Wolf Eyes "Dread" - I come back to this album often. Its sparse, simple, yet compelling. Dredging a dub sensibility with homemade dread and fear. Everything sounds like it is falling apart, the ring modulators, burnt circuits, the stomping drum machines programmed by sausage fingers, total rhythmic chaos and the rantings of a dispossessed half-insane man burning his house down, letting the smoke rise in a desert of glue. I always thought this was the soundtrack to the Rust Belt states in the United States.
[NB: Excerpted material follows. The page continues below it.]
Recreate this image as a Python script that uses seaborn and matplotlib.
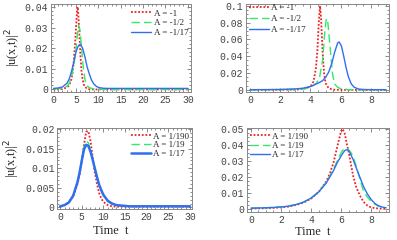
import pandas as pd
import seaborn as sns
import matplotlib.pyplot as plt
from matplotlib.ticker import FixedLocator, MultipleLocator

# ---- data ----
# top left panel (A < 0, long time window)
tl_t_red = [0, 1, 2, 3, 3.5, 4, 4.25, 4.5, 4.75, 5, 5.25, 5.4, 5.5, 5.75, 6, 6.25, 6.5, 6.75, 7, 7.5, 8, 9, 30]
tl_y_red = [0, 0, 0.0002, 0.001, 0.002, 0.005, 0.008, 0.013, 0.02, 0.029, 0.038, 0.04, 0.038, 0.028, 0.017,
            0.009, 0.005, 0.0025, 0.0013, 0.0004, 0.0001, 0, 0]
tl_t_green = [0, 2, 3, 3.5, 4, 4.5, 5, 5.3, 5.6, 5.9, 6.2, 6.5, 6.8, 7.1, 7.5, 8, 9, 10, 12, 30]
tl_y_green = [0.0002, 0.0005, 0.0015, 0.003, 0.006, 0.011, 0.019, 0.026, 0.031, 0.029, 0.022, 0.014, 0.008,
              0.004, 0.0018, 0.0008, 0.0003, 0.0001, 0, 0]
tl_t_blue = [0, 1, 2, 3, 3.5, 4, 4.5, 5, 5.5, 6, 6.5, 7, 7.5, 8, 8.5, 9, 9.5, 10, 11, 12, 20, 30]
tl_y_blue = [0.0005, 0.0007, 0.0012, 0.003, 0.005, 0.0085, 0.013, 0.018, 0.021, 0.022, 0.02, 0.016, 0.011,
             0.0075, 0.0045, 0.0027, 0.0016, 0.001, 0.0006, 0.0005, 0.0005, 0.0005]

# top right panel (A < 0, short time window)
tr_t_red = [0, 3, 3.5, 4, 4.2, 4.35, 4.45, 4.55, 4.63, 4.7, 4.8, 4.9, 5, 5.2, 5.5, 6, 9]
tr_y_red = [0, 0.0003, 0.001, 0.004, 0.01, 0.025, 0.045, 0.08, 0.1, 0.085, 0.045, 0.02, 0.008, 0.002,
            0.0003, 0, 0]
tr_t_green = [0, 3, 3.5, 4, 4.4, 4.6, 4.8, 4.95, 5.05, 5.15, 5.3, 5.45, 5.6, 5.8, 6, 6.5, 7, 9]
tr_y_green = [0, 0.0005, 0.001, 0.003, 0.008, 0.015, 0.035, 0.07, 0.085, 0.08, 0.05, 0.02, 0.007, 0.003,
              0.0015, 0.0003, 0, 0]
tr_t_blue = [0, 1, 2, 3, 3.5, 4, 4.5, 4.8, 5, 5.2, 5.4, 5.6, 5.8, 5.9, 6.05, 6.2, 6.35, 6.5, 6.7, 6.9,
             7.2, 7.5, 8, 9]
tr_y_blue = [0.0003, 0.0003, 0.0005, 0.0012, 0.002, 0.004, 0.008, 0.011, 0.015, 0.021, 0.031, 0.045, 0.056,
             0.057, 0.052, 0.04, 0.027, 0.016, 0.007, 0.003, 0.001, 0.0005, 0.0003, 0.0003]

# bottom left panel (A > 0, long time window)
bl_t = [0, 1, 2, 3, 4, 4.5, 5, 5.5, 6, 6.5, 7, 7.5, 8, 8.5, 9, 9.5, 10, 11, 12, 13, 15, 16, 30]
bl_y_red = [0.0003, 0.0006, 0.0012, 0.0028, 0.006, 0.0085, 0.012, 0.016, 0.0193, 0.0195, 0.017, 0.013,
            0.009, 0.006, 0.0037, 0.0023, 0.0014, 0.0006, 0.0003, 0.0002, 0.0002, 0.0002, 0.0002]
bl_y_green = [0.0003, 0.0006, 0.0013, 0.003, 0.0065, 0.009, 0.0125, 0.0155, 0.017, 0.0165, 0.015, 0.0125,
              0.01, 0.0075, 0.0055, 0.0042, 0.003, 0.0015, 0.0008, 0.0005, 0.0003, 0.0003, 0.0003]
bl_y_blue = [0.0003, 0.0006, 0.0013, 0.003, 0.0065, 0.009, 0.012, 0.0148, 0.016, 0.0157, 0.0143, 0.0122,
             0.01, 0.0078, 0.0058, 0.0044, 0.0032, 0.0017, 0.001, 0.0006, 0.0004, 0.0003, 0.0003]

# bottom right panel (A > 0, short time window)
br_t = [0, 1, 1.5, 2, 2.5, 3, 3.5, 4, 4.5, 5, 5.25, 5.5, 5.75, 6, 6.1, 6.25, 6.4, 6.5, 6.6, 6.8, 7, 7.25,
        7.5, 7.75, 8, 8.25, 8.5, 8.75, 9]
br_y_red = [0.0003, 0.0005, 0.0007, 0.001, 0.0015, 0.0025, 0.004, 0.0065, 0.0105, 0.017, 0.022, 0.029,
            0.039, 0.0485, 0.05, 0.047, 0.04, 0.036, 0.031, 0.021, 0.014, 0.0085, 0.0045, 0.0022, 0.001,
            0.0006, 0.0003, 0.0002, 0.0001]
br_y_green = [0.0005, 0.0008, 0.001, 0.0013, 0.0018, 0.0028, 0.0043, 0.0068, 0.0108, 0.0165, 0.0205, 0.025,
              0.03, 0.035, 0.0365, 0.038, 0.0375, 0.037, 0.036, 0.033, 0.027, 0.019, 0.011, 0.0075, 0.005,
              0.003, 0.0018, 0.0012, 0.0008]
br_y_blue = [0.0005, 0.0008, 0.001, 0.0013, 0.0018, 0.0028, 0.0043, 0.0068, 0.0105, 0.016, 0.02, 0.024,
             0.029, 0.033, 0.0345, 0.0365, 0.037, 0.0365, 0.035, 0.031, 0.026, 0.02, 0.014, 0.0095, 0.006,
             0.0035, 0.002, 0.0012, 0.0008]

neg_labels = ["A = -1", "A = -1/2", "A = -1/17"]
pos_labels = ["A = 1/190", "A = 1/19", "A = 1/17"]

RED, GREEN, BLUE = "#ee2222", "#33e86a", "#2f6ff0"

sns.set_style("ticks")
plt.rcParams["font.family"] = ["Liberation Serif", "DejaVu Serif"]

fig = plt.figure(figsize=(3.97, 2.40), dpi=100)
ax_tl = fig.add_axes([0.128, 0.617, 0.353, 0.367])
ax_tr = fig.add_axes([0.620, 0.617, 0.360, 0.367])
ax_bl = fig.add_axes([0.144, 0.129, 0.340, 0.338])
ax_br = fig.add_axes([0.622, 0.117, 0.358, 0.350])


def draw(ax, curves, labels, blue_lw=1.0):
    styles = [(RED, (0, (1, 1)), 1.3), (GREEN, (0, (6, 3)), 1.0), (BLUE, "-", blue_lw)]
    for (t, y), lab, (c, ls, lw) in zip(curves, labels, styles):
        df = pd.DataFrame({"t": t, "y": y})
        sns.lineplot(data=df, x="t", y="y", ax=ax, color=c, linestyle=ls, linewidth=lw,
                     label=lab, estimator=None, sort=False)


def style(ax, xlim, ylim, xmaj, xmin, yticks, ylabels, ymin):
    ax.set_xlim(*xlim)
    ax.set_ylim(*ylim)
    ax.xaxis.set_major_locator(MultipleLocator(xmaj))
    ax.xaxis.set_minor_locator(MultipleLocator(xmin))
    ax.yaxis.set_major_locator(FixedLocator(yticks))
    ax.set_yticklabels(ylabels)
    ax.yaxis.set_minor_locator(MultipleLocator(ymin))
    ax.tick_params(which="both", direction="in", top=True, right=True, colors="#777777",
                   labelcolor="#444444", width=0.6)
    ax.tick_params(which="major", length=3, pad=2)
    ax.tick_params(which="minor", length=1.5)
    for lab in ax.get_xticklabels() + ax.get_yticklabels():
        lab.set_family("Liberation Mono")
        lab.set_fontsize(7)
    for sp in ax.spines.values():
        sp.set_color("#888888")
        sp.set_linewidth(0.7)
    ax.set_xlabel("")
    ax.set_ylabel("")


draw(ax_tl, [(tl_t_red, tl_y_red), (tl_t_green, tl_y_green), (tl_t_blue, tl_y_blue)], neg_labels)
draw(ax_tr, [(tr_t_red, tr_y_red), (tr_t_green, tr_y_green), (tr_t_blue, tr_y_blue)], neg_labels)
draw(ax_bl, [(bl_t, bl_y_red), (bl_t, bl_y_green), (bl_t, bl_y_blue)], pos_labels, blue_lw=1.8)
draw(ax_br, [(br_t, br_y_red), (br_t, br_y_green), (br_t, br_y_blue)], pos_labels)

style(ax_tl, (-0.6, 30.7), (-0.0012, 0.0415), 5, 1,
      [0, 0.01, 0.02, 0.03, 0.04], ["0", "0.01", "0.02", "0.03", "0.04"], 0.002)
style(ax_tr, (-0.26, 9.2), (-0.0024, 0.1024), 2, 0.5,
      [0, 0.02, 0.04, 0.06, 0.08, 0.1], ["0", "0.02", "0.04", "0.06", "0.08", "0.1"], 0.005)
style(ax_bl, (-0.7, 30.5), (-0.0004, 0.0203), 5, 1,
      [0, 0.005, 0.01, 0.015, 0.02], ["0", "0.005", "0.01", "0.015", "0.02"], 0.001)
style(ax_br, (-0.27, 9.2), (-0.0018, 0.0506), 2, 0.5,
      [0, 0.01, 0.02, 0.03, 0.04, 0.05], ["0", "0.01", "0.02", "0.03", "0.04", "0.05"], 0.0025)

leg_kw = dict(frameon=False, fontsize=6.5, handlelength=2.2, handletextpad=0.3,
              borderpad=0.1, borderaxespad=0.2)
ax_tl.legend(loc="upper right", bbox_to_anchor=(1.0, 0.97), labelspacing=0.15, **leg_kw)
ax_tr.legend(loc="upper left", bbox_to_anchor=(0.0, 1.03), labelspacing=0.3, **leg_kw)
ax_bl.legend(loc="upper right", bbox_to_anchor=(1.0, 0.98), labelspacing=0.05, **leg_kw)
ax_br.legend(loc="upper left", bbox_to_anchor=(0.0, 0.98), labelspacing=0.1, **leg_kw)

ax_tl.set_ylabel("|u(x,t)|$^2$", fontsize=9)
ax_tl.yaxis.set_label_coords(-0.2, 0.5)
ax_bl.set_ylabel("|u(x,t)|$^2$", fontsize=9)
ax_bl.yaxis.set_label_coords(-0.26, 0.62)
ax_bl.set_xlabel("Time  t", fontsize=9)
ax_bl.xaxis.set_label_coords(0.4, -0.2)
ax_br.set_xlabel("Time  t", fontsize=9)
ax_br.xaxis.set_label_coords(0.46, -0.17)

fig.savefig("out.png", dpi=100)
Yes "Close to the Edge" - It made Bill Bruford leave the band (though he went on to join King Crimson and be a force on "Larks Tongues in Aspic"). "Close to the Edge" is so focused, not so disparate as their past efforts, where solid tracks are surrounded by noodling. And that bass tone! So here only three songs, two of which are multi-part epics of serious quality. I think I have referenced this album on almost every Locrian record in our titles and lyrics. Not that I expect anyone to notice. But seriously there were so many good ideas in this record.

Brian Eno "Ambient 1: Music for Airports" - I can say I would probably not even care about synthesizers or tape loops if it wasn't for this album. I had read about this in an interview and then that week saw it in the local record store when I was in high school, just picked it up because the artwork looked enigmatic enough and immediately it clicked. Immediately I got it. I wanted to live in this album. From start to finish. It also made me work backwards towards Roxy Music and all of Eno's solo material and become obsessed about anything Conny Plank touched. I actually listen to this in every airport I am go to, I find it unbelievable how it grows over time. I wish it was installed at LaGuardia still, maybe I should do that sometime.